From: Bruce Lilly (blilly@erols.com)
Date: Sat Feb 22 2003 - 00:49:29 CST
Andrew Gierth wrote:
> Failing to pay attention when your statistical error is explained to
> you is a good sign that you're not really interested in the truth, and
> you only want to extract figures that support your preselected
> position.
I have in fact paid quite close attention; I simply disagree.

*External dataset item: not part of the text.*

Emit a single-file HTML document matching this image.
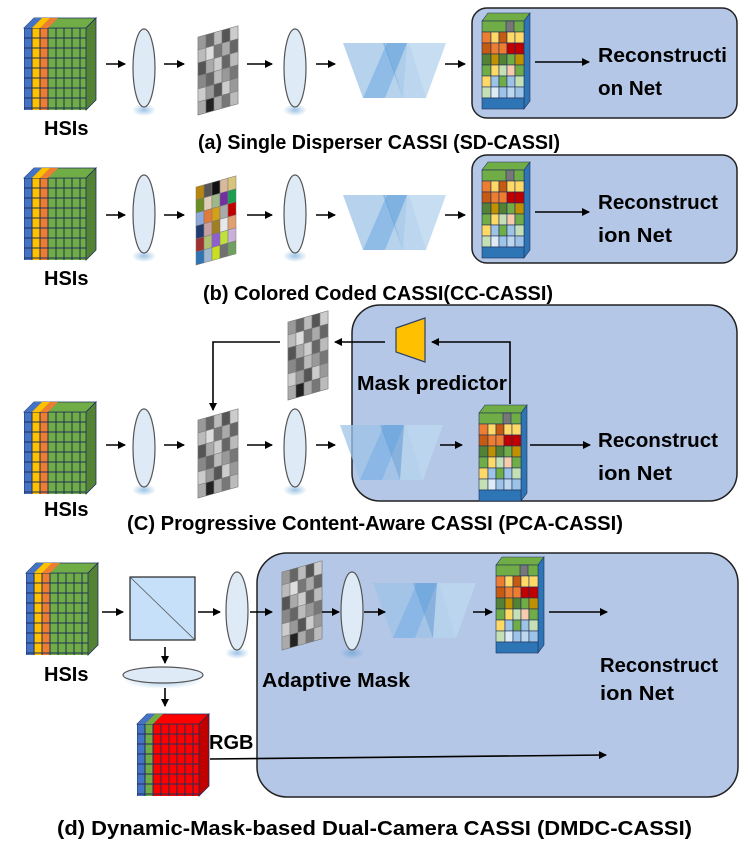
<!DOCTYPE html>
<html><head><meta charset="utf-8"><style>
body{margin:0;background:#fff;width:748px;height:847px;overflow:hidden}
text{font-family:"Liberation Sans",Arial,sans-serif;font-weight:bold;fill:#000}
</style></head><body>
<svg width="748" height="847" viewBox="0 0 748 847" xmlns="http://www.w3.org/2000/svg">
<defs>
<marker id="ar" markerWidth="8" markerHeight="8" refX="7" refY="4" orient="auto" markerUnits="userSpaceOnUse"><path d="M0,0L8,4L0,8z" fill="#000"/></marker>
<pattern id="gr" width="8" height="10" patternUnits="userSpaceOnUse"><rect width="8" height="10" fill="none" stroke="#1f2f5a" stroke-width="1"/></pattern>
<radialGradient id="glow" cx="0.5" cy="0.5" r="0.5"><stop offset="0" stop-color="#5b9bd5" stop-opacity="0.6"/><stop offset="1" stop-color="#5b9bd5" stop-opacity="0"/></radialGradient>
<g id="hsi">
 <polygon points="0,10 10,0 72,0 62,10" fill="#70ad47" stroke="#1f2f5a" stroke-width="0.8"/>
 <polygon points="0,10 10,0 18,0 8,10" fill="#4472c4"/>
 <polygon points="8,10 18,0 26,0 16,10" fill="#ffc000"/>
 <polygon points="16,10 26,0 34,0 24,10" fill="#ed7d31"/>
 <rect x="0" y="10" width="8" height="82" fill="#4472c4"/>
 <rect x="8" y="10" width="8" height="82" fill="#ffc000"/>
 <rect x="16" y="10" width="8" height="82" fill="#ed7d31"/>
 <rect x="24" y="10" width="38" height="82" fill="#70ad47"/>
 <rect x="0" y="10" width="62" height="82" fill="url(#gr)"/>
 <polygon points="62,10 72,0 72,82 62,92" fill="#548235" stroke="#1f2f5a" stroke-width="0.8"/>
</g>
<g id="rgb">
 <polygon points="0,10 10,0 72,0 62,10" fill="#ff0000" stroke="#1f2f5a" stroke-width="0.8"/>
 <polygon points="0,10 10,0 18,0 8,10" fill="#4472c4"/>
 <polygon points="8,10 18,0 26,0 16,10" fill="#70ad47"/>
 <rect x="0" y="10" width="8" height="72" fill="#4472c4"/>
 <rect x="8" y="10" width="8" height="72" fill="#70ad47"/>
 <rect x="16" y="10" width="46" height="72" fill="#ff0000"/>
 <rect x="0" y="10" width="62" height="72" fill="url(#gr)"/>
 <polygon points="62,10 72,0 72,72 62,82" fill="#c00000" stroke="#1f2f5a" stroke-width="0.8"/>
</g>
<g id="lens">
 <ellipse cx="0" cy="42" rx="12" ry="6" fill="url(#glow)"/>
 <ellipse cx="0" cy="0" rx="11" ry="39" fill="#deebf7" stroke="#555" stroke-width="1.2"/>
</g>
<g id="mask" transform="matrix(1,-0.28,0,1,0,12)" stroke="#777" stroke-width="0.5">
 <rect x="0" y="0" width="40" height="78" fill="#aaa"/>
 <rect x="0" y="0" width="8" height="13" fill="#999"/><rect x="8" y="0" width="8" height="13" fill="#666"/><rect x="16" y="0" width="8" height="13" fill="#bbb"/><rect x="24" y="0" width="8" height="13" fill="#555"/><rect x="32" y="0" width="8" height="13" fill="#ccc"/>
 <rect x="0" y="13" width="8" height="13" fill="#bbb"/><rect x="8" y="13" width="8" height="13" fill="#ddd"/><rect x="16" y="13" width="8" height="13" fill="#777"/><rect x="24" y="13" width="8" height="13" fill="#aaa"/><rect x="32" y="13" width="8" height="13" fill="#666"/>
 <rect x="0" y="26" width="8" height="13" fill="#555"/><rect x="8" y="26" width="8" height="13" fill="#aaa"/><rect x="16" y="26" width="8" height="13" fill="#ccc"/><rect x="24" y="26" width="8" height="13" fill="#666"/><rect x="32" y="26" width="8" height="13" fill="#bbb"/>
 <rect x="0" y="39" width="8" height="13" fill="#888"/><rect x="8" y="39" width="8" height="13" fill="#666"/><rect x="16" y="39" width="8" height="13" fill="#bbb"/><rect x="24" y="39" width="8" height="13" fill="#999"/><rect x="32" y="39" width="8" height="13" fill="#777"/>
 <rect x="0" y="52" width="8" height="13" fill="#ccc"/><rect x="8" y="52" width="8" height="13" fill="#999"/><rect x="16" y="52" width="8" height="13" fill="#555"/><rect x="24" y="52" width="8" height="13" fill="#ccc"/><rect x="32" y="52" width="8" height="13" fill="#999"/>
 <rect x="0" y="65" width="8" height="13" fill="#aaa"/><rect x="8" y="65" width="8" height="13" fill="#222"/><rect x="16" y="65" width="8" height="13" fill="#aaa"/><rect x="24" y="65" width="8" height="13" fill="#777"/><rect x="32" y="65" width="8" height="13" fill="#bbb"/>
</g>
<g id="cmask" transform="matrix(1,-0.28,0,1,0,12)" stroke="#777" stroke-width="0.5">
 <rect x="0" y="0" width="8" height="13" fill="#b8860b"/><rect x="8" y="0" width="8" height="13" fill="#555"/><rect x="16" y="0" width="8" height="13" fill="#111"/><rect x="24" y="0" width="8" height="13" fill="#d9b99b"/><rect x="32" y="0" width="8" height="13" fill="#d8c47a"/>
 <rect x="0" y="13" width="8" height="13" fill="#6b8e23"/><rect x="8" y="13" width="8" height="13" fill="#e0cdb5"/><rect x="16" y="13" width="8" height="13" fill="#9fb88a"/><rect x="24" y="13" width="8" height="13" fill="#7030a0"/><rect x="32" y="13" width="8" height="13" fill="#1a9e50"/>
 <rect x="0" y="26" width="8" height="13" fill="#8ea9db"/><rect x="8" y="26" width="8" height="13" fill="#e07b39"/><rect x="16" y="26" width="8" height="13" fill="#d4a017"/><rect x="24" y="26" width="8" height="13" fill="#aaa"/><rect x="32" y="26" width="8" height="13" fill="#c00000"/>
 <rect x="0" y="39" width="8" height="13" fill="#1f3b70"/><rect x="8" y="39" width="8" height="13" fill="#c9a0a0"/><rect x="16" y="39" width="8" height="13" fill="#a08020"/><rect x="24" y="39" width="8" height="13" fill="#e8e8e8"/><rect x="32" y="39" width="8" height="13" fill="#e0a070"/>
 <rect x="0" y="52" width="8" height="13" fill="#a03030"/><rect x="8" y="52" width="8" height="13" fill="#b0c070"/><rect x="16" y="52" width="8" height="13" fill="#9060d0"/><rect x="24" y="52" width="8" height="13" fill="#c0e040"/><rect x="32" y="52" width="8" height="13" fill="#c8b0d8"/>
 <rect x="0" y="65" width="8" height="13" fill="#2e75b6"/><rect x="8" y="65" width="8" height="13" fill="#a0b8d0"/><rect x="16" y="65" width="8" height="13" fill="#c8e020"/><rect x="24" y="65" width="8" height="13" fill="#707070"/><rect x="32" y="65" width="8" height="13" fill="#70a060"/>
</g>
<g id="disp">
 <polygon points="0,0 42,0 60,55 20,55" fill="#9dc3e6" opacity="0.75"/>
 <polygon points="44,0 64,0 42,55 20,55" fill="#7fb2e5" opacity="0.7"/>
 <polygon points="40,0 66,0 83,55 60,55" fill="#5b9bd5" opacity="0.5"/>
 <polygon points="64,0 103,0 83,55 60,55" fill="#bdd7ee" opacity="0.85"/>
</g>
<g id="spec">
 <polygon points="0,8 6,0 48,0 42,8" fill="#70ad47" stroke="#1f2f5a" stroke-width="0.6"/>
 <polygon points="42,8 48,0 48,88 42,96" fill="#2e75b6" stroke="#1f2f5a" stroke-width="0.6"/>
 <g stroke="#1f2f5a" stroke-width="0.6">
 <rect x="0" y="8" width="42" height="11" fill="#70ad47"/><rect x="24" y="8" width="8" height="11" fill="#777"/>
 <rect x="0" y="19" width="9" height="11" fill="#ed7d31"/><rect x="9" y="19" width="8" height="11" fill="#ffd966"/><rect x="17" y="19" width="8" height="11" fill="#c55a11"/><rect x="25" y="19" width="8" height="11" fill="#ffd966"/><rect x="33" y="19" width="9" height="11" fill="#ffd966"/>
 <rect x="0" y="30" width="9" height="11" fill="#c55a11"/><rect x="9" y="30" width="8" height="11" fill="#ed7d31"/><rect x="17" y="30" width="8" height="11" fill="#ed7d31"/><rect x="25" y="30" width="8" height="11" fill="#c00000"/><rect x="33" y="30" width="9" height="11" fill="#c00000"/>
 <rect x="0" y="41" width="9" height="11" fill="#548235"/><rect x="9" y="41" width="8" height="11" fill="#bf9000"/><rect x="17" y="41" width="8" height="11" fill="#548235"/><rect x="25" y="41" width="8" height="11" fill="#70ad47"/><rect x="33" y="41" width="9" height="11" fill="#bf9000"/>
 <rect x="0" y="52" width="9" height="11" fill="#70ad47"/><rect x="9" y="52" width="8" height="11" fill="#ffd966"/><rect x="17" y="52" width="8" height="11" fill="#c5e0b4"/><rect x="25" y="52" width="8" height="11" fill="#f8cbad"/><rect x="33" y="52" width="9" height="11" fill="#70ad47"/>
 <rect x="0" y="63" width="9" height="11" fill="#ffd966"/><rect x="9" y="63" width="8" height="11" fill="#9dc3e6"/><rect x="17" y="63" width="8" height="11" fill="#70ad47"/><rect x="25" y="63" width="8" height="11" fill="#9dc3e6"/><rect x="33" y="63" width="9" height="11" fill="#c5e0b4"/>
 <rect x="0" y="74" width="9" height="11" fill="#c5e0b4"/><rect x="9" y="74" width="8" height="11" fill="#deebf7"/><rect x="17" y="74" width="8" height="11" fill="#9dc3e6"/><rect x="25" y="74" width="8" height="11" fill="#bdd7ee"/><rect x="33" y="74" width="9" height="11" fill="#9dc3e6"/>
 <rect x="0" y="85" width="42" height="11" fill="#2e75b6"/>
 </g>
</g>
</defs>

<g stroke="#222" stroke-width="1.5">
<rect x="472" y="8" width="265" height="110" rx="15" fill="#b4c7e7"/>
<rect x="472" y="155" width="265" height="108" rx="15" fill="#b4c7e7"/>
<rect x="352" y="305" width="385" height="196" rx="28" fill="#b4c7e7"/>
<rect x="257" y="553" width="481" height="244" rx="30" fill="#b4c7e7"/>
</g>

<use href="#hsi" x="24" y="18"/>
<use href="#lens" x="144" y="68"/>
<use href="#mask" x="198" y="25"/>
<use href="#lens" x="295" y="68"/>
<use href="#disp" x="343" y="43"/>
<use href="#spec" x="482" y="13"/>

<use href="#hsi" x="24" y="168"/>
<use href="#lens" x="144" y="214"/>
<use href="#cmask" x="196" y="175"/>
<use href="#lens" x="295" y="214"/>
<use href="#disp" x="343" y="195"/>
<use href="#spec" x="482" y="162"/>

<use href="#hsi" x="24" y="402"/>
<use href="#lens" x="144" y="448"/>
<use href="#mask" x="198" y="408"/>
<use href="#mask" x="288" y="310"/>
<use href="#lens" x="295" y="448"/>
<use href="#disp" x="340" y="425"/>
<use href="#spec" x="479" y="405"/>
<polygon points="396,328 425,318 425,362 396,352" fill="#ffc000" stroke="#2f3f6f" stroke-width="1.2"/>

<use href="#hsi" x="26" y="563"/>
<rect x="130" y="577" width="65" height="63" fill="#c5e0f8" stroke="#222" stroke-width="1.2"/>
<line x1="130" y1="577" x2="195" y2="640" stroke="#555" stroke-width="0.8"/>
<use href="#lens" x="237" y="611"/>
<use href="#mask" x="282" y="560"/>
<use href="#lens" x="352" y="611"/>
<use href="#disp" x="373" y="583"/>
<use href="#spec" x="496" y="557"/>
<ellipse cx="163" cy="680" rx="40" ry="9" fill="url(#glow)"/>
<ellipse cx="163" cy="675" rx="40" ry="8" fill="#deebf7" stroke="#555" stroke-width="1.2"/>
<use href="#rgb" x="137" y="714"/>

<g stroke="#000" stroke-width="1.6" fill="none" marker-end="url(#ar)">
<line x1="106" y1="64" x2="125" y2="64"/><line x1="164" y1="64" x2="184" y2="64"/><line x1="247" y1="64" x2="272" y2="64"/><line x1="316" y1="64" x2="335" y2="64"/><line x1="445" y1="64" x2="465" y2="64"/><line x1="535" y1="62" x2="589" y2="62"/>
<line x1="106" y1="215" x2="125" y2="215"/><line x1="164" y1="215" x2="184" y2="215"/><line x1="247" y1="215" x2="272" y2="215"/><line x1="316" y1="215" x2="335" y2="215"/><line x1="445" y1="215" x2="465" y2="215"/><line x1="535" y1="212" x2="589" y2="212"/>
<line x1="106" y1="445" x2="125" y2="445"/><line x1="164" y1="445" x2="184" y2="445"/><line x1="247" y1="445" x2="272" y2="445"/><line x1="316" y1="445" x2="335" y2="445"/><line x1="440" y1="445" x2="462" y2="445"/>
<line x1="385" y1="342" x2="335" y2="342"/>
<polyline points="510,404 510,342 432,342"/>
<polyline points="280,342 213,342 213,410"/>
<line x1="102" y1="612" x2="123" y2="612"/><line x1="198" y1="612" x2="220" y2="612"/><line x1="250" y1="612" x2="272" y2="612"/><line x1="322" y1="612" x2="339" y2="612"/><line x1="364" y1="612" x2="385" y2="612"/><line x1="473" y1="612" x2="492" y2="612"/><line x1="549" y1="612" x2="607" y2="612"/>
<line x1="165" y1="647" x2="165" y2="663"/><line x1="165" y1="688" x2="165" y2="706"/>
<line x1="210" y1="759" x2="606" y2="755"/>
<line x1="530" y1="445" x2="590" y2="445"/>
</g>

<g font-size="20">
<text x="598" y="62" textLength="129" lengthAdjust="spacingAndGlyphs">Reconstructi</text>
<text x="598" y="95" textLength="64" lengthAdjust="spacingAndGlyphs">on Net</text>
<text x="598" y="209" textLength="120" lengthAdjust="spacingAndGlyphs">Reconstruct</text>
<text x="598" y="242" textLength="74" lengthAdjust="spacingAndGlyphs">ion Net</text>
<text x="598" y="447" textLength="120" lengthAdjust="spacingAndGlyphs">Reconstruct</text>
<text x="598" y="480" textLength="74" lengthAdjust="spacingAndGlyphs">ion Net</text>
<text x="600" y="672" textLength="118" lengthAdjust="spacingAndGlyphs">Reconstruct</text>
<text x="600" y="700" textLength="74" lengthAdjust="spacingAndGlyphs">ion Net</text>
<text x="357" y="390" textLength="150" lengthAdjust="spacingAndGlyphs">Mask predictor</text>
<text x="262" y="687" textLength="148" lengthAdjust="spacingAndGlyphs">Adaptive Mask</text>
<text x="209" y="749">RGB</text>
<text x="44" y="135">HSIs</text>
<text x="44" y="285">HSIs</text>
<text x="44" y="516">HSIs</text>
<text x="44" y="681">HSIs</text>
<text x="198" y="149" textLength="362" lengthAdjust="spacingAndGlyphs">(a) Single Disperser CASSI (SD-CASSI)</text>
<text x="203" y="300" textLength="350" lengthAdjust="spacingAndGlyphs">(b) Colored Coded CASSI(CC-CASSI)</text>
<text x="127" y="530" textLength="496" lengthAdjust="spacingAndGlyphs">(C) Progressive Content-Aware CASSI (PCA-CASSI)</text>
<text x="57" y="835" textLength="635" lengthAdjust="spacingAndGlyphs">(d) Dynamic-Mask-based Dual-Camera CASSI (DMDC-CASSI)</text>
</g>
</svg>
</body></html>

> Bruce> the ratio of false positives is due to the fact that coded
> Bruce> utf-8 generates octet sequences which are not markedly
> Bruce> different from other 8-bit charsets, especially on short
> Bruce> texts.
Detailed in another message recently posted; summary one expects
about a 50% percent error rate with iso-8859-x in the mix; a bit
more with some other charsets as well.
> To quote RFC2279:
>
> UTF-8 encodes UCS-2 or UCS-4 characters as a varying number of
> octets, where the number of octets, and the value of each, depend on
> the integer value assigned to the character in ISO/IEC 10646. This
> transformation format has the following characteristics (all values
> are in hexadecimal):
> [...]
> - UTF-8 strings can be fairly reliably recognized as such by a
> simple algorithm, i.e. the probability that a string of characters
> in any other encoding appears as valid UTF-8 is low, diminishing
> with increasing string length.
^^^^^^^^^^^^^^^^^^^^^^^^^^^^^ ^^^^^^^^^^^
N.B. And in many cases, we're only talking about a few characters, which
is a different situation from that described in that part of 2279, which
is an extended run of text. Also note that "short texts" as I said, and
which applies to header field text strings under discussion, is quite
different from 2279's "increasing string length".
> My figures solidly agree with this claim. You are nevertheless
> dismissing it based on _NO_ evidence.
The evidence is the *same* data, coupled with publicly available
information on the code sequences and code space.